**The request**
Reproduce the listing below exactly, minus its pictures.

**Given data**
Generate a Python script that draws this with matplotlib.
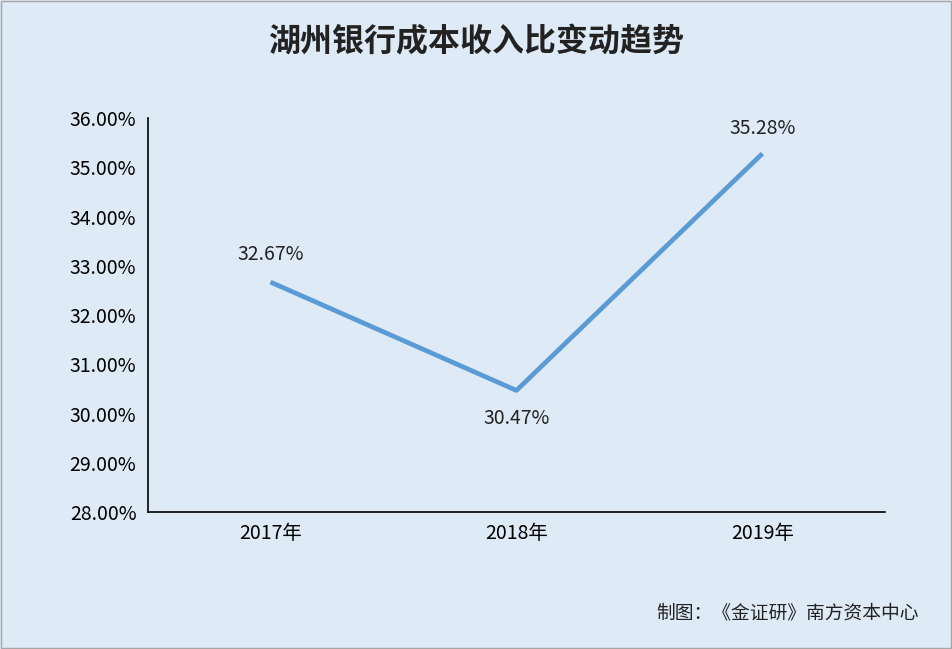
import matplotlib

matplotlib.use("Agg")
import matplotlib.pyplot as plt

plt.rcParams["font.family"] = ["Noto Sans CJK SC", "DejaVu Sans"]

years = ["2017年", "2018年", "2019年"]
ratios = [32.67, 30.47, 35.28]
y_ticks = [28, 29, 30, 31, 32, 33, 34, 35, 36]

BG = "#DEEAF6"
LINE = "#5B9BD5"

fig = plt.figure(figsize=(9.52, 6.49), dpi=100, facecolor=BG)
ax = fig.add_axes([0.155, 0.211, 0.775, 0.607], facecolor=BG)

x = list(range(len(years)))
ax.plot(x, ratios, color=LINE, linewidth=3.4, solid_capstyle="butt")
offsets = [20, -20, 18]
for xi, v, off in zip(x, ratios, offsets):
    ax.annotate(f"{v:.2f}%", (xi, v), xytext=(0, off), textcoords="offset points",
                ha="center", va="center", fontsize=14, color="#222222")

ax.set_xlim(-0.5, 2.5)
ax.set_ylim(28, 36)
ax.set_xticks(x)
ax.set_xticklabels(years, fontsize=14)
ax.set_yticks(y_ticks)
ax.set_yticklabels([f"{t:.2f}%" for t in y_ticks], fontsize=14)
ax.tick_params(length=0, pad=8)
for side in ("top", "right"):
    ax.spines[side].set_visible(False)
for side in ("left", "bottom"):
    ax.spines[side].set_color("black")
    ax.spines[side].set_linewidth(1.2)

fig.text(0.5, 0.935, "湖州银行成本收入比变动趋势", ha="center", va="center",
         fontsize=23, fontweight="bold", color="#222222")
fig.text(0.965, 0.055, "制图：《金证研》南方资本中心", ha="right", va="center",
         fontsize=13.5, color="#222222")

border = plt.Rectangle((0.001, 0.001), 0.998, 0.998, transform=fig.transFigure,
                       fill=False, edgecolor="#A6A6A6", linewidth=1)
fig.patches.append(border)

fig.savefig("out.png", dpi=100, facecolor=BG)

**Written reply**
Generate a Python script that draws this with matplotlib.
import matplotlib

matplotlib.use("Agg")
import matplotlib.pyplot as plt

plt.rcParams["font.family"] = ["Noto Sans CJK SC", "DejaVu Sans"]

years = ["2017年", "2018年", "2019年"]
ratios = [32.67, 30.47, 35.28]
y_ticks = [28, 29, 30, 31, 32, 33, 34, 35, 36]

BG = "#DEEAF6"
LINE = "#5B9BD5"

fig = plt.figure(figsize=(9.52, 6.49), dpi=100, facecolor=BG)
ax = fig.add_axes([0.155, 0.211, 0.775, 0.607], facecolor=BG)

x = list(range(len(years)))
ax.plot(x, ratios, color=LINE, linewidth=3.4, solid_capstyle="butt")
offsets = [20, -20, 18]
for xi, v, off in zip(x, ratios, offsets):
    ax.annotate(f"{v:.2f}%", (xi, v), xytext=(0, off), textcoords="offset points",
                ha="center", va="center", fontsize=14, color="#222222")

ax.set_xlim(-0.5, 2.5)
ax.set_ylim(28, 36)
ax.set_xticks(x)
ax.set_xticklabels(years, fontsize=14)
ax.set_yticks(y_ticks)
ax.set_yticklabels([f"{t:.2f}%" for t in y_ticks], fontsize=14)
ax.tick_params(length=0, pad=8)
for side in ("top", "right"):
    ax.spines[side].set_visible(False)
for side in ("left", "bottom"):
    ax.spines[side].set_color("black")
    ax.spines[side].set_linewidth(1.2)

fig.text(0.5, 0.935, "湖州银行成本收入比变动趋势", ha="center", va="center",
         fontsize=23, fontweight="bold", color="#222222")
fig.text(0.965, 0.055, "制图：《金证研》南方资本中心", ha="right", va="center",
         fontsize=13.5, color="#222222")

border = plt.Rectangle((0.001, 0.001), 0.998, 0.998, transform=fig.transFigure,
                       fill=False, edgecolor="#A6A6A6", linewidth=1)
fig.patches.append(border)

fig.savefig("out.png", dpi=100, facecolor=BG)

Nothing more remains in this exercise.